Kitap aslında ne kadar hayal ürünüyken o kadar da gerçekliği temsil ediyor. Kitapların yakıldığı, tüm tarihin silinmeye çalışıldığı, kimi seveceğimize, kiminle sevişeceğimize bile karar verilen din söylemlerini düşünürken aklıma IŞİD’in ele geçirdiği bölgelerdeki tarihi miraslara nasıl saldırdıkları geldi, köle olarak satılan kadınlar, kendilerinden olmayanların kafalarının kesilmesi… ve kendi ülkemizde sürekli kitapların yasaklanması, hakkı için direnenlerin baskı altına alınması, ulaşılabilecek aydınlanma araçları varken toplum olarak nasıl cehalete teslim edildiğimiz, her gün farklı kesimlerin dahil olduğu -yandaş olmayan tüm kesimlerin demek daha doğru- ötekileştirilenler… Kim baskı unsurunu elinde tutuyorsa ötekileştiren o oluyor.
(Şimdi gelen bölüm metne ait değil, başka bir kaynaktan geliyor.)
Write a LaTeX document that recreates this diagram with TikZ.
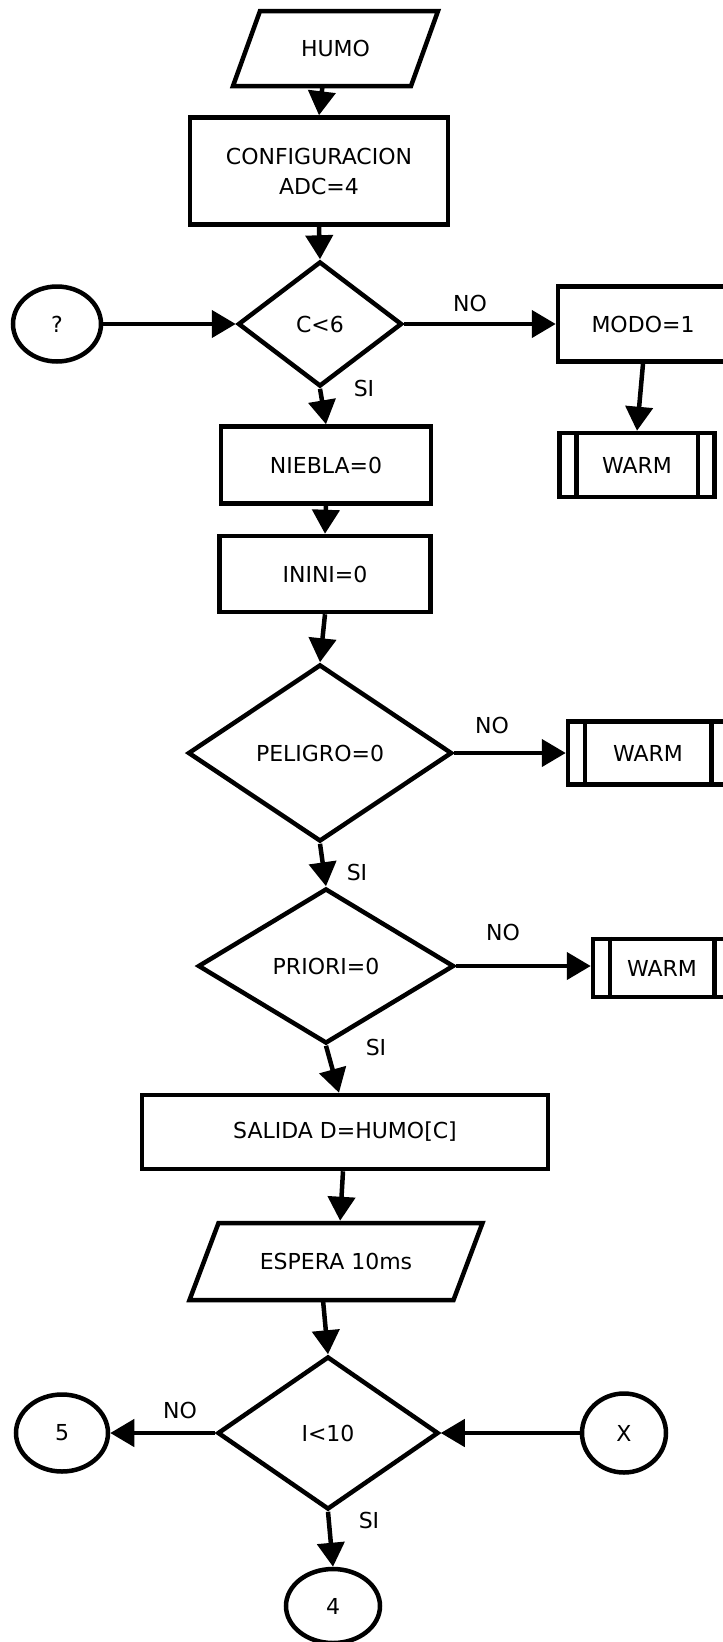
\documentclass[tikz,border=0pt]{standalone}
\usepackage{fontspec}
\setmainfont{DejaVu Sans}
\usetikzlibrary{arrows.meta,shapes.geometric}

\begin{document}
\begin{tikzpicture}[x=1pt,y=-1pt,line join=miter,font=\fontsize{22}{30}\selectfont]
  % ----- styles -----
  \tikzset{
    proc/.style={draw=black,line width=4.5pt,rectangle,inner sep=0pt,align=center},
    decision/.style={draw=black,line width=4.5pt,diamond,inner sep=0pt},
    io/.style={rectangle,inner sep=0pt,outer sep=0pt},
    conn/.style={draw=black,line width=4.5pt,ellipse,inner sep=0pt},
    subr/.style={proc},
    arr/.style={draw=black,line width=4.5pt,-{Triangle[length=24pt,width=27pt]}},
    lbl/.style={inner sep=0pt}
  }

  % ----- page -----
  \useasboundingbox (0,0) rectangle (723,1642);
  \clip (0,0) rectangle (723,1642);

  % ----- main column -----
  \node[io,minimum width=178pt,minimum height=75pt] (humo) at (335.5,48.5) {HUMO};
  \node[proc,minimum width=258pt,minimum height=107pt] (config) at (319,171) {CONFIGURACION\\ADC=4};
  \node[decision,minimum width=164pt,minimum height=125pt] (c6) at (320,324) {C<6};
  \node[proc,minimum width=210pt,minimum height=77pt] (niebla) at (326,465) {NIEBLA=0};
  \node[proc,minimum width=211pt,minimum height=76pt] (inini) at (325,574) {ININI=0};
  \node[decision,minimum width=264pt,minimum height=177pt] (peligro) at (320,753) {PELIGRO=0};
  \node[decision,minimum width=256pt,minimum height=155pt] (priori) at (326,966) {PRIORI=0};
  \node[proc,minimum width=406pt,minimum height=74pt] (salida) at (345,1132) {SALIDA D=HUMO[C]};
  \node[io,minimum width=264pt,minimum height=77pt] (espera) at (336,1261.5) {ESPERA 10ms};
  \node[decision,minimum width=221pt,minimum height=153pt] (i10) at (328,1433) {I<10};

  % parallelogram outlines (data blocks)
  \foreach \n/\s in {humo/13.5,espera/14.5}{
    \draw[line width=4.5pt] ([xshift=\s pt]\n.north west) -- ([xshift=\s pt]\n.north east)
      -- ([xshift=-\s pt]\n.south east) -- ([xshift=-\s pt]\n.south west) -- cycle;
  }

  % ----- connectors (circles) -----
  \node[conn,minimum width=88pt,minimum height=75pt] (qq) at (57,324) {?};
  \node[conn,minimum width=92pt,minimum height=77pt] (c5) at (62,1433) {5};
  \node[conn,minimum width=84pt,minimum height=79pt] (cx) at (624,1433) {X};
  \node[conn,minimum width=94pt,minimum height=74pt] (c4) at (333,1606) {4};

  % ----- side branch -----
  \node[proc,minimum width=170pt,minimum height=75pt] (modo) at (643,324) {MODO=1};
  \node[subr,minimum width=155pt,minimum height=64pt] (warm1) at (637,465) {WARM};
  \node[subr,minimum width=160pt,minimum height=63pt] (warm2) at (648,753) {WARM};
  \node[subr,minimum width=138pt,minimum height=58pt] (warm3) at (662,968) {WARM};
  \foreach \w in {warm1,warm2,warm3}{
    \draw[line width=4.5pt] ([xshift=19pt]\w.north west) -- ([xshift=19pt]\w.south west);
    \draw[line width=4.5pt] ([xshift=-19pt]\w.north east) -- ([xshift=-19pt]\w.south east);
  }

  % ----- labels -----
  \node[lbl] (no1) at (470,303) {NO};
  \node[lbl] (si1) at (364,388) {SI};
  \node[lbl] (no2) at (492,725) {NO};
  \node[lbl] (si2) at (357,872) {SI};
  \node[lbl] (no3) at (503,932) {NO};
  \node[lbl] (si3) at (376,1047) {SI};
  \node[lbl] (no4) at (180,1410) {NO};
  \node[lbl] (si4) at (369,1520) {SI};

  % ----- arrows -----
  \draw[arr] ([xshift=-13pt]humo.south) -- (config.north);
  \draw[arr] (config.south) -- (c6.north);
  \draw[arr] (qq.east) -- (c6.west);
  \draw[arr] (c6.east) -- (modo.west);
  \draw[arr] (modo.south) -- (warm1.north);
  \draw[arr] (c6.south) -- (niebla.north);
  \draw[arr] (niebla.south) -- (inini.north);
  \draw[arr] (inini.south) -- (peligro.north);
  \draw[arr] (peligro.east) -- (warm2.west);
  \draw[arr] (peligro.south) -- (priori.north);
  \draw[arr] (priori.east) -- (priori.east -| warm3.west);
  \draw[arr] (priori.south) -- ([xshift=-6pt]salida.north);
  \draw[arr,shorten >=2.25pt] ([xshift=-2pt]salida.south) -- ([xshift=4pt]espera.north);
  \draw[arr] ([xshift=-13pt]espera.south) -- (i10.north);
  \draw[arr] (i10.west) -- (c5.east);
  \draw[arr] (cx.west) -- (i10.east);
  \draw[arr] (i10.south) -- (c4.north);

\end{tikzpicture}
\end{document}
Gericiliğin nereden geldiğinin bir önemi yoktur çünkü yobazlığın kulağı zor işitir, mücadele etmeden senin varoluş alanını görmez.

İç sorgular, benzerlikler, farklılıklar hepsi birbirini tamamlarken Ursula K.Leguin okuyucuyu büyük oranda empati yapmaya çağırıyor, önyargılara kafa tutuyor. Diğer kitaplarındaki inanılmaz ayrıntılar burada da mevcut. Yeni gezegeni keşfediyor, yeni bir halk ve anlayışla karşılaşıyor, yeni mücadele teknikleri geliştiriyorsunuz. Sadece din kavramını değil, her şeyi sorgulayan hayal dünyası fazlaca gelişmiş inanılmaz bir yazardan politik bir bilim kurgu şöleni sofrasının tam ortasına kuruluyorsunuz. Tadını çıkara çıkara şöleni yaşamak ise okuyucuya kalmış. İyi okumalar dilerim.


KÜNYE: Anlatış, Ursula K. Leguin, Çeviri: Kemal Baran Özbek, İthaki Yayınları, 2017, 288 sayfa.